▶ [What to work on]: Copy the records below exactly, leaving out every picture.

* * * * * * * * *

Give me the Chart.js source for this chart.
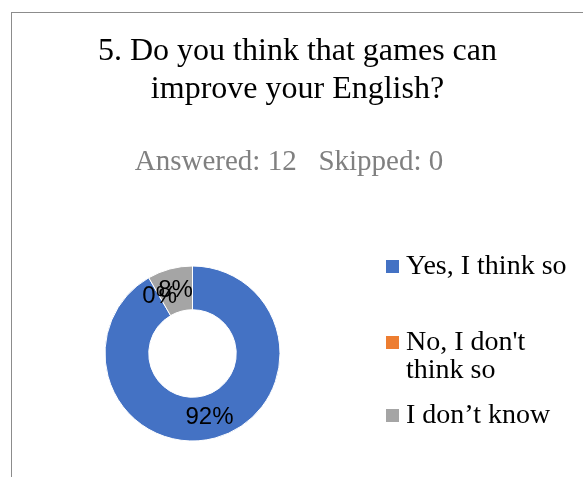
<!DOCTYPE html>
<html>
<head>
<meta charset="utf-8">
<title>Games and English</title>
<script src="https://cdn.jsdelivr.net/npm/chart.js@4.4.1/dist/chart.umd.min.js"></script>
<style>
  html, body { margin: 0; padding: 0; background: #fff; }
  #wrap {
    position: relative; width: 583px; height: 477px; overflow: hidden;
    font-family: "Liberation Serif", "Times New Roman", serif;
  }
  #frame {
    position: absolute; left: 11px; top: 12px; right: -5px; bottom: -5px;
    border-left: 1px solid #8c8c8c; border-top: 1px solid #8c8c8c;
  }
  #donut { position: absolute; left: 0; top: 0; }
  #title {
    position: absolute; left: 12px; right: 0; top: 30px;
    font-size: 32px; line-height: 38.3px; text-align: center; color: #000;
  }
  #subtitle {
    position: absolute; left: 0; width: 578px; top: 143.5px;
    font-size: 29px; line-height: 33.35px; text-align: center; color: #808080;
    white-space: pre;
  }
  #legend { position: absolute; left: 386px; top: 0; width: 195px; }
  .item { position: absolute; left: 0; display: flex; align-items: flex-start; }
  .item:nth-child(1) { top: 250.5px; }
  .item:nth-child(2) { top: 326.5px; }
  .item:nth-child(3) { top: 399.5px; }
  .swatch { width: 13px; height: 13px; margin-top: 9.5px; flex: none; }
  .label { margin-left: 7px; width: 170px; font-size: 28px; line-height: 28px; color: #000; }
</style>
</head>
<body>
<div id="wrap">
  <div id="frame"></div>
  <canvas id="donut" width="583" height="477"></canvas>
  <div id="title">5. Do you think that games can<br>improve your English?</div>
  <div id="subtitle"></div>
  <div id="legend"></div>
</div>
<script>
// survey question 5 - 12 answers, nobody skipped
const answers = ["Yes, I think so", "No, I don't think so", "I don’t know"];
const counts = [11, 0, 1];
const colors = ["#4472C4", "#ED7D31", "#A5A5A5"];
const answered = 12;
const skipped = 0;

document.getElementById("subtitle").textContent =
  "Answered: " + answered + "   Skipped: " + skipped;

// legend on the right, built from the same arrays
const legend = document.getElementById("legend");
answers.forEach((a, i) => {
  const item = document.createElement("div");
  item.className = "item";
  item.innerHTML = '<span class="swatch" style="background:' + colors[i] + '"></span>' +
    '<span class="label"></span>';
  item.querySelector(".label").textContent = a;
  legend.appendChild(item);
});

// percentage labels in the middle of each ring segment
const pctLabels = {
  id: "pctLabels",
  afterDatasetsDraw(chart) {
    const ctx = chart.ctx;
    const values = chart.data.datasets[0].data;
    const total = values.reduce((s, v) => s + v, 0);
    ctx.save();
    ctx.font = "24px 'Liberation Sans', Arial, sans-serif";
    ctx.fillStyle = "#000";
    ctx.textAlign = "center";
    ctx.textBaseline = "middle";
    chart.getDatasetMeta(0).data.forEach((arc, i) => {
      const p = arc.getCenterPoint();
      ctx.fillText(Math.round((values[i] / total) * 100) + "%", p.x, p.y);
    });
    ctx.restore();
  }
};

new Chart(document.getElementById("donut"), {
  type: "doughnut",
  data: {
    labels: answers,
    datasets: [{
      data: counts,
      backgroundColor: colors,
      borderColor: "#fff",
      borderWidth: 1,
      hoverBorderWidth: 1,
      hoverOffset: 0
    }]
  },
  options: {
    responsive: false,
    animation: false,
    events: [],
    cutout: "50%",
    layout: { padding: { left: 104.5, right: 302.5, top: 265.5, bottom: 35.5 } },
    plugins: {
      legend: { display: false },
      title: { display: false },
      tooltip: { enabled: false }
    }
  },
  plugins: [pctLabels]
});
</script>
</body>
</html>
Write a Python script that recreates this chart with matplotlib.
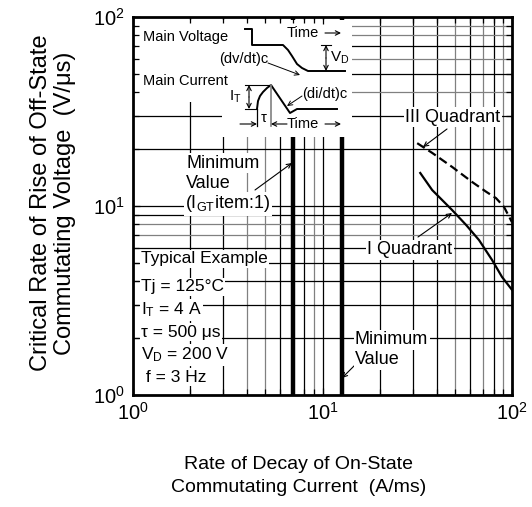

* * * * * * * * *

▶ [Written solution]:
Give me the Chart.js source for this chart.
<!DOCTYPE html>
<html>
<head>
<meta charset="utf-8">
<title>Games and English</title>
<script src="https://cdn.jsdelivr.net/npm/chart.js@4.4.1/dist/chart.umd.min.js"></script>
<style>
  html, body { margin: 0; padding: 0; background: #fff; }
  #wrap {
    position: relative; width: 583px; height: 477px; overflow: hidden;
    font-family: "Liberation Serif", "Times New Roman", serif;
  }
  #frame {
    position: absolute; left: 11px; top: 12px; right: -5px; bottom: -5px;
    border-left: 1px solid #8c8c8c; border-top: 1px solid #8c8c8c;
  }
  #donut { position: absolute; left: 0; top: 0; }
  #title {
    position: absolute; left: 12px; right: 0; top: 30px;
    font-size: 32px; line-height: 38.3px; text-align: center; color: #000;
  }
  #subtitle {
    position: absolute; left: 0; width: 578px; top: 143.5px;
    font-size: 29px; line-height: 33.35px; text-align: center; color: #808080;
    white-space: pre;
  }
  #legend { position: absolute; left: 386px; top: 0; width: 195px; }
  .item { position: absolute; left: 0; display: flex; align-items: flex-start; }
  .item:nth-child(1) { top: 250.5px; }
  .item:nth-child(2) { top: 326.5px; }
  .item:nth-child(3) { top: 399.5px; }
  .swatch { width: 13px; height: 13px; margin-top: 9.5px; flex: none; }
  .label { margin-left: 7px; width: 170px; font-size: 28px; line-height: 28px; color: #000; }
</style>
</head>
<body>
<div id="wrap">
  <div id="frame"></div>
  <canvas id="donut" width="583" height="477"></canvas>
  <div id="title">5. Do you think that games can<br>improve your English?</div>
  <div id="subtitle"></div>
  <div id="legend"></div>
</div>
<script>
// survey question 5 - 12 answers, nobody skipped
const answers = ["Yes, I think so", "No, I don't think so", "I don’t know"];
const counts = [11, 0, 1];
const colors = ["#4472C4", "#ED7D31", "#A5A5A5"];
const answered = 12;
const skipped = 0;

document.getElementById("subtitle").textContent =
  "Answered: " + answered + "   Skipped: " + skipped;

// legend on the right, built from the same arrays
const legend = document.getElementById("legend");
answers.forEach((a, i) => {
  const item = document.createElement("div");
  item.className = "item";
  item.innerHTML = '<span class="swatch" style="background:' + colors[i] + '"></span>' +
    '<span class="label"></span>';
  item.querySelector(".label").textContent = a;
  legend.appendChild(item);
});

// percentage labels in the middle of each ring segment
const pctLabels = {
  id: "pctLabels",
  afterDatasetsDraw(chart) {
    const ctx = chart.ctx;
    const values = chart.data.datasets[0].data;
    const total = values.reduce((s, v) => s + v, 0);
    ctx.save();
    ctx.font = "24px 'Liberation Sans', Arial, sans-serif";
    ctx.fillStyle = "#000";
    ctx.textAlign = "center";
    ctx.textBaseline = "middle";
    chart.getDatasetMeta(0).data.forEach((arc, i) => {
      const p = arc.getCenterPoint();
      ctx.fillText(Math.round((values[i] / total) * 100) + "%", p.x, p.y);
    });
    ctx.restore();
  }
};

new Chart(document.getElementById("donut"), {
  type: "doughnut",
  data: {
    labels: answers,
    datasets: [{
      data: counts,
      backgroundColor: colors,
      borderColor: "#fff",
      borderWidth: 1,
      hoverBorderWidth: 1,
      hoverOffset: 0
    }]
  },
  options: {
    responsive: false,
    animation: false,
    events: [],
    cutout: "50%",
    layout: { padding: { left: 104.5, right: 302.5, top: 265.5, bottom: 35.5 } },
    plugins: {
      legend: { display: false },
      title: { display: false },
      tooltip: { enabled: false }
    }
  },
  plugins: [pctLabels]
});
</script>
</body>
</html>
Write a Python script that recreates this chart with matplotlib.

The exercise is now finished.